Good morning, RVA! It's 41 °F, and it looks like the rain has finished up, leaving us with a cool, breezy, and partly cloudy day. Do you think we have one good snow left in us, or are we done for the year?
I know you’re probably tired of reading about and thinking about Virginia’s Executive Branch Crisis, well, too bad. Read this excellent piece in the Virginia Mercury by Samantha Willis about history, blackface, sexual violence, repentance, and consequence—especially if, like me, you’re privileged enough to have taken a break from reading and thinking about racism and sexual violence over the last couple of days. Lots of folks cannot. If you read one thing this morning make it this one.
Michael Martz at the Richmond Times-Dispatch describes the current environment at the General Assembly as everyone works to get a dang budget passed 💸. The continual question I have lately, which this piece hints at but doesn’t fully answer, is how has Virginia’s Executive Branch Crisis changed the balance of power down at the Capitol? I just don’t know enough about state politics and strategy to know if the current concessions and compromises made by each side—which we’ll learn more about later today apparently—have shifted since all this garbage began almost two weeks ago. Has someone written about this and I just missed it?
Actually, table that last question, which is (stupidly) about politics and not about policy. Instead, take a minute to dig into this post from the Commonwealth Institute about the racial equity impact of the proposed House and Senate budgets. Palace intrigue is often more compelling than actual policy discussions, but getting sucked into political strategy is usually a waste of time and a distraction from the progress or harm being made by actual legislation. I forget this all the time, and it’s nice to have folks in town writing in a sufficiently wonky manner to remind me.
Michael Paul Williams has the word from Lillie Estes’s memorial service. It ends with a quote from Supervisor Nelson’s eulogy: “She led and cleared the way. We’ve just got to keep on moving.”
The Virginia Mercury’s Mechelle Hankerson has a redistricting update, which includes...Arnold Schwarzenegger? As a supporter of redistricting reform, and implementer of reforms in his own state, he surely must say “Gerrymandering must be terminated!” a ton, right?
Today from 11:00 AM–12:00 PM at the Sarah Garland Jones Center (2600 Nine Mile Road), you can attend the third and penultimate community meeting to give the Mayor’s administration some feedback on what you’re looking for in the next police chief. The City hopes to find and hire a candidate by June.
This morning's longread
From William J. Barber II in the Washington Post comes this powerful piece about what real repentance looks like.

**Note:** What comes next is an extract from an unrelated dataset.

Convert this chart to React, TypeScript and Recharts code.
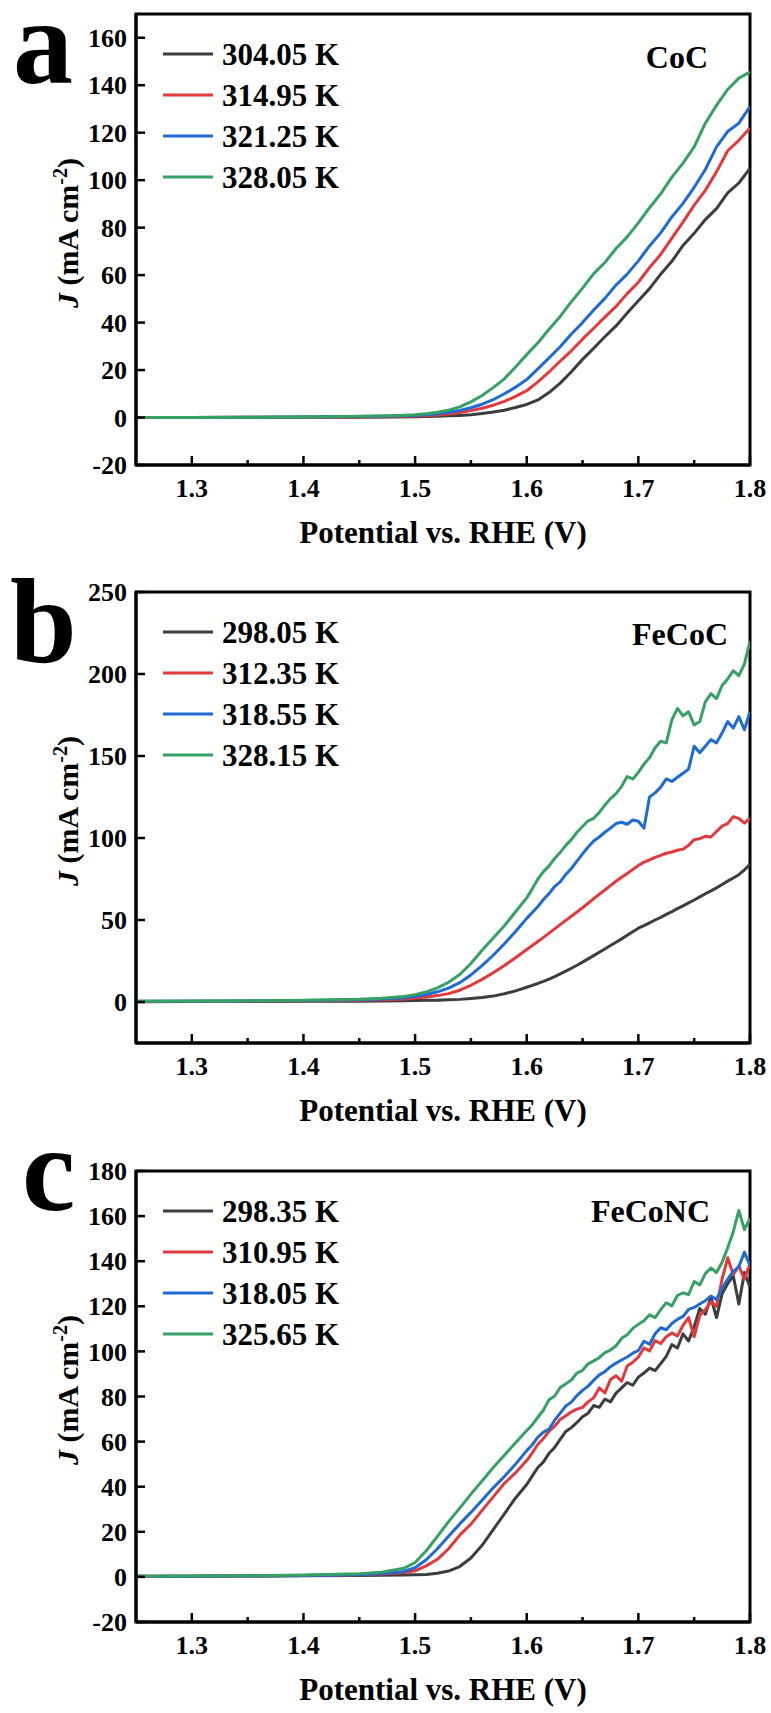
import React from "react";
import { LineChart, Line, XAxis, YAxis, ReferenceArea, Legend } from "recharts";

const W = 771;
const H = 578;
const FONT = "Liberation Serif, Tinos, Times New Roman, DejaVu Serif, Noto Serif, serif";
const COLORS = ["#3d3d3d", "#e23a3c", "#1f6bd3", "#37a064"];
const X_TICKS = [1.3, 1.35, 1.4, 1.45, 1.5, 1.55, 1.6, 1.65, 1.7, 1.75, 1.8];

// ---- panel a: CoC ----
const xA = [
  1.25, 1.3, 1.35, 1.4, 1.45, 1.48, 1.5, 1.51, 1.52, 1.53, 1.54, 1.55, 1.56, 1.57, 1.58, 1.59, 1.6,
  1.61, 1.62, 1.63, 1.64, 1.65, 1.66, 1.67, 1.68, 1.69, 1.7, 1.71, 1.72, 1.73, 1.74, 1.75, 1.76,
  1.77, 1.78, 1.79, 1.8,
];
const namesA = ["304.05 K", "314.95 K", "321.25 K", "328.05 K"];
const a304 = [
  0, 0, 0, 0.1, 0.1, 0.2, 0.3, 0.4, 0.5, 0.7, 0.9, 1.2, 1.7, 2.3, 3.1, 4.2, 5.5,
  7.4, 10.5, 14.5, 19.3, 24.5, 29.2, 34, 38.6, 44, 49.2, 54.3, 60.4, 65.8, 72.5, 77.6, 83.4,
  88, 94.6, 98.8, 105,
];
const a314 = [
  0, 0, 0.1, 0.1, 0.2, 0.4, 0.6, 0.8, 1.1, 1.5, 2.1, 2.9, 3.9, 5.2, 6.8, 8.9, 11.3,
  15, 19.2, 23.8, 28.1, 33, 37.6, 42.3, 46.8, 52.2, 57, 63.2, 68.7, 75.6, 82.3, 89.5, 95.7,
  103.5, 112.4, 116.8, 122,
];
const a321 = [
  0, 0, 0.1, 0.2, 0.4, 0.6, 0.9, 1.2, 1.6, 2.2, 3.0, 4.1, 5.6, 7.5, 10, 12.8, 16,
  20.5, 25.1, 29.8, 35.2, 40, 45.3, 50.2, 55.8, 60.4, 66, 72.3, 77.8, 84.5, 90.2, 97, 104.5,
  114, 120.5, 124, 131,
];
const a328 = [
  0, 0, 0.1, 0.2, 0.5, 0.8, 1.2, 1.6, 2.2, 3.1, 4.5, 6.6, 9.3, 12.6, 16.3, 21.3, 26.5,
  31.5, 37.2, 42.6, 48.8, 54.5, 60.6, 65.3, 71.2, 76.1, 82, 88.4, 94.2, 101.3, 107.2, 114, 124,
  131.5, 138.2, 143, 145.5,
];

// ---- panels b and c share the potential grid ----
const xBC = [
  1.25, 1.3, 1.35, 1.4, 1.45, 1.47, 1.49,
  1.5, 1.51, 1.52, 1.53, 1.54, 1.55, 1.56, 1.57, 1.58, 1.59, 1.6,
  1.605, 1.61, 1.615, 1.62, 1.625, 1.63, 1.635, 1.64, 1.645, 1.65,
  1.655, 1.66, 1.665, 1.67, 1.675, 1.68, 1.685, 1.69, 1.695, 1.7,
  1.705, 1.71, 1.715, 1.72, 1.725, 1.73, 1.735, 1.74, 1.745, 1.75,
  1.755, 1.76, 1.765, 1.77, 1.775, 1.78, 1.785, 1.79, 1.795, 1.8,
];

// panel b: FeCoC
const namesB = ["298.05 K", "312.35 K", "318.55 K", "328.15 K"];
const b298 = [
  0.2, 0.3, 0.3, 0.4, 0.5, 0.6, 0.8,
  0.9, 1.0, 1.1, 1.3, 1.6, 2.1, 2.7, 3.6, 5.0, 6.8, 9.0,
  10.1, 11.3, 12.6, 14, 15.5, 17.1, 18.8, 20.6, 22.4, 24.3,
  26.3, 28.3, 30.3, 32.3, 34.4, 36.4, 38.5, 40.7, 42.9, 45,
  46.6, 48.3, 50, 51.6, 53.4, 55.1, 56.9, 58.6, 60.4, 62.2,
  64.1, 66, 67.8, 69.6, 71.6, 73.7, 75.6, 77.6, 80.6, 84,
];
const b312 = [
  0.3, 0.4, 0.5, 0.7, 1.0, 1.3, 1.8,
  2.4, 3.0, 3.9, 5.1, 7.2, 10.2, 13.8, 17.8, 22.3, 27, 32,
  34.4, 36.9, 39.4, 42, 44.6, 47.2, 49.8, 52.3, 54.9, 57.5,
  60.2, 63, 65.7, 68.3, 71, 73.6, 76.1, 78.4, 80.8, 83.2,
  85.3, 86.6, 88.2, 89.4, 90.7, 91.5, 92.5, 93.2, 95.5, 99,
  99.6, 101, 100.6, 104, 107.2, 108.8, 113, 112, 109, 112,
];
const b318 = [
  0.4, 0.5, 0.6, 0.9, 1.4, 1.8, 2.6,
  3.5, 4.6, 6.2, 8.5, 11.8, 16.5, 22.2, 28.5, 35.5, 43, 51,
  54.6, 58.2, 62.5, 66.1, 70.4, 73.2, 77.8, 81.4, 85.9, 90.3,
  94.5, 98.2, 100.6, 103.5, 106, 108.8, 109.6, 108.4, 111, 110.2,
  106, 125, 127.5, 131, 136, 134.5, 137, 139.5, 142, 156,
  152, 156, 160, 158, 164, 171, 167, 174, 166, 177,
];
const b328 = [
  0.5, 0.6, 0.8, 1.1, 1.7, 2.3, 3.4,
  4.5, 6.2, 8.6, 12, 16.8, 23.5, 31.5, 39, 46.5, 55, 63.5,
  69, 75, 79.5, 83, 87.5, 91.2, 95.5, 99, 103.5, 107,
  110.5, 112, 115.6, 120, 124, 127, 131.5, 137.5, 136, 140,
  145, 149, 155, 159, 158, 172, 179, 174.5, 177, 169,
  171, 183, 188, 185, 193, 197, 202, 199, 206, 220,
];

// panel c: FeCoNC
const namesC = ["298.35 K", "310.95 K", "318.05 K", "325.65 K"];
const c298 = [
  0.3, 0.3, 0.4, 0.5, 0.6, 0.7, 0.8,
  0.9, 1.1, 1.6, 2.6, 4.6, 8.4, 14, 21, 28, 35, 41,
  44.8, 48.5, 51, 54.8, 57.4, 61, 64.5, 66.2, 68.5, 71,
  72.6, 76, 75.2, 78.8, 77.6, 81.5, 83.8, 86.2, 85, 88.6,
  90.4, 92.6, 91.5, 94.6, 97.8, 103, 101.5, 107.8, 104.6, 111,
  119, 116.5, 124, 115, 125.5, 130, 133.5, 121, 135, 128.6,
];
const c310 = [
  0.3, 0.3, 0.4, 0.6, 0.9, 1.3, 1.9,
  2.7, 4.9, 7.8, 12.5, 18.5, 23.4, 29.5, 35.5, 41.5, 46.2, 51.6,
  55, 58.8, 61.4, 64.6, 66.8, 69.8, 71.5, 73.2, 74.4, 75.2,
  77.6, 79.5, 83.8, 81.6, 87.5, 89.2, 86.8, 93.5, 95.2, 97.5,
  101.5, 100.2, 104.8, 103.5, 106.5, 108.2, 106.8, 111.5, 115, 106.5,
  116, 118.5, 122, 120, 132, 141.5, 134, 138, 132, 139,
];
const c318 = [
  0.2, 0.3, 0.4, 0.6, 1.0, 1.5, 2.4,
  4.1, 7.6, 12.5, 18, 23.5, 28.6, 34, 39.5, 44.5, 50, 56,
  58.6, 62, 64.2, 65.5, 69.5, 72.6, 75.8, 77.5, 80.4, 82.7,
  84.6, 87.2, 89.6, 91, 93.2, 94.8, 96.2, 97.5, 99.2, 100.4,
  104.5, 103.2, 107.8, 110.5, 109.6, 112.4, 114.2, 115.5, 118.6, 119.5,
  121, 122.5, 124.5, 123, 128, 132, 135.5, 137.5, 144, 138,
];
const c325 = [
  0.3, 0.4, 0.5, 0.8, 1.4, 2.1, 3.8,
  6.4, 11.6, 18, 24.5, 30.5, 36.7, 42.5, 48.5, 54, 59.5, 64.9,
  67.5, 70.8, 74, 78.6, 80.2, 84, 85.6, 87.3, 90.4, 91.6,
  94.5, 95.8, 97.2, 99.5, 100.6, 102.5, 105.8, 107.4, 110.2, 112,
  113.6, 116.2, 115, 118.5, 121.6, 120.2, 124.8, 126, 125.2, 131,
  129.5, 134.5, 137, 135, 139.5, 146, 153, 162.5, 154, 159,
];

function XTick(props: any) {
  const { x, y, payload } = props;
  const major = Math.round(payload.value * 100) % 10 === 0;
  return (
    <g>
      <line x1={x} x2={x} y1={y} y2={y - (major ? 9 : 5)} stroke="#000" strokeWidth={2.5} />
      {major && (
        <text x={x} y={y + 32} textAnchor="middle" style={{ fontFamily: FONT }} fontWeight={700} fontSize={26} fill="#000">
          {payload.value.toFixed(1)}
        </text>
      )}
    </g>
  );
}

function YTick(props: any) {
  const { x, y, payload } = props;
  return (
    <g>
      <line x1={x} x2={x + 9} y1={y} y2={y} stroke="#000" strokeWidth={2.5} />
      <text x={x - 9} y={y} dy="0.35em" textAnchor="end" style={{ fontFamily: FONT }} fontWeight={700} fontSize={26} fill="#000">
        {payload.value}
      </text>
    </g>
  );
}

function XTitle(props: any) {
  const vb = props.viewBox && props.viewBox.width ? props.viewBox : { x: 136, y: 465, width: 614 };
  return (
    <text x={vb.x + vb.width / 2} y={vb.y + 78} textAnchor="middle" style={{ fontFamily: FONT }} fontWeight={700} fontSize={31} fill="#000">
      Potential vs. RHE (V)
    </text>
  );
}

function YTitle(props: any) {
  const vb = props.viewBox && props.viewBox.height ? props.viewBox : { x: 0, y: 14, height: 451 };
  const cx = 78;
  const cy = vb.y + 219;
  return (
    <text x={cx} y={cy} transform={`rotate(-90 ${cx} ${cy})`} textAnchor="middle" style={{ fontFamily: FONT }} fontWeight={700} fontSize={30} fill="#000">
      <tspan fontStyle="italic">J</tspan>
      <tspan> (mA cm</tspan>
      <tspan dy={-11} fontSize={20}>-2</tspan>
      <tspan dy={11}>)</tspan>
    </text>
  );
}

function LegendBox(props: any) {
  const items = props.payload || [];
  return (
    <div style={{ fontFamily: FONT, fontWeight: 700, fontSize: 31, color: "#000" }}>
      {items.map((p: any, k: number) => (
        <div key={k} style={{ display: "flex", alignItems: "center", height: 41, whiteSpace: "nowrap" }}>
          <svg width={50} height={6}>
            <line x1={0} x2={50} y1={3} y2={3} stroke={p.color} strokeWidth={3} />
          </svg>
          <span style={{ marginLeft: 9, lineHeight: "41px" }}>{p.value}</span>
        </div>
      ))}
    </div>
  );
}

function Panel(props: any) {
  const { top, xs, series, names, yDomain, yTicks, letter, letterX, letterY, sample, sampleX, sampleY } = props;
  const data = xs.map((x: number, i: number) => {
    const row: any = { x };
    series.forEach((s: number[], k: number) => {
      row["s" + k] = s[i];
    });
    return row;
  });
  return (
    <div style={{ position: "absolute", left: 0, top, width: W, height: H }}>
      <LineChart width={W} height={H} data={data} margin={{ top: 14, right: 21, bottom: 0, left: 0 }}>
        <XAxis
          dataKey="x"
          type="number"
          domain={[1.25, 1.8]}
          ticks={X_TICKS}
          interval={0}
          allowDataOverflow
          height={113}
          tickSize={0}
          tickMargin={0}
          tickLine={false}
          tick={<XTick />}
          axisLine={{ stroke: "#000", strokeWidth: 3 }}
          label={<XTitle />}
        />
        <YAxis
          type="number"
          domain={yDomain}
          ticks={yTicks}
          interval={0}
          allowDataOverflow
          width={136}
          tickSize={0}
          tickMargin={0}
          tickLine={false}
          tick={<YTick />}
          axisLine={{ stroke: "#000", strokeWidth: 3 }}
          label={<YTitle />}
        />
        <ReferenceArea
          x1={1.25}
          x2={1.8}
          y1={yDomain[0]}
          y2={yDomain[1]}
          fill="none"
          fillOpacity={0}
          stroke="#000"
          strokeWidth={3}
          ifOverflow="visible"
        />
        <Legend
          layout="vertical"
          align="center"
          verticalAlign="middle"
          content={<LegendBox />}
          wrapperStyle={{ left: 163, top: 33.5, width: 230, height: 170 }}
        />
        {series.map((s: number[], k: number) => (
          <Line
            key={k}
            type="linear"
            dataKey={"s" + k}
            name={names[k]}
            stroke={COLORS[k]}
            strokeWidth={3}
            strokeLinejoin="round"
            dot={false}
            activeDot={false}
            isAnimationActive={false}
          />
        ))}
      </LineChart>
      <svg width={W} height={H} style={{ position: "absolute", left: 0, top: 0, pointerEvents: "none", overflow: "visible" }}>
        <text x={letterX} y={letterY} style={{ fontFamily: FONT }} fontWeight={900} fontSize={120} fill="#000">
          {letter}
        </text>
        <text x={sampleX} y={sampleY} textAnchor="end" style={{ fontFamily: FONT }} fontWeight={700} fontSize={32} fill="#000">
          {sample}
        </text>
      </svg>
    </div>
  );
}

export default function App() {
  return (
    <div style={{ position: "absolute", left: 0, top: 0, width: W, height: 1713, background: "#fff", overflow: "hidden", fontFamily: FONT }}>
      <Panel
        top={0}
        xs={xA}
        series={[a304, a314, a321, a328]}
        names={namesA}
        yDomain={[-20, 170]}
        yTicks={[-20, 0, 20, 40, 60, 80, 100, 120, 140, 160]}
        letter="a"
        letterX={13}
        letterY={83}
        sample="CoC"
        sampleX={708}
        sampleY={68}
      />
      <Panel
        top={578}
        xs={xBC}
        series={[b298, b312, b318, b328]}
        names={namesB}
        yDomain={[-25, 250]}
        yTicks={[0, 50, 100, 150, 200, 250]}
        letter="b"
        letterX={10}
        letterY={84}
        sample="FeCoC"
        sampleX={728}
        sampleY={67}
      />
      <Panel
        top={1157}
        xs={xBC}
        series={[c298, c310, c318, c325]}
        names={namesC}
        yDomain={[-20, 180]}
        yTicks={[-20, 0, 20, 40, 60, 80, 100, 120, 140, 160, 180]}
        letter="c"
        letterX={22}
        letterY={53}
        sample="FeCoNC"
        sampleX={710}
        sampleY={65}
      />
    </div>
  );
}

Scapegoating politicians who are caught in the act of interpersonal racism will not address the fundamental issue of systemic racism. We have to talk about policy. But we also have to talk about trust and power. If white people in political leadership are truly repentant, they will listen to black and other marginalized people in our society. They will confess that they have sinned and demonstrate their willingness to listen and learn by following and supporting the leadership of others. To confess past mistakes while continuing to insist that you are still best suited to lead because of your experience is itself a subtle form of white supremacy. At the same time, we cannot allow political enemies of Virginia’s governor to call for his resignation over a photo when they continue themselves to vote for the policies of white supremacy. If anyone wants to call for the governor’s resignation, they should also call for the resignation of anyone who has supported racist voter suppression or policies that have a disparate impact on communities of color.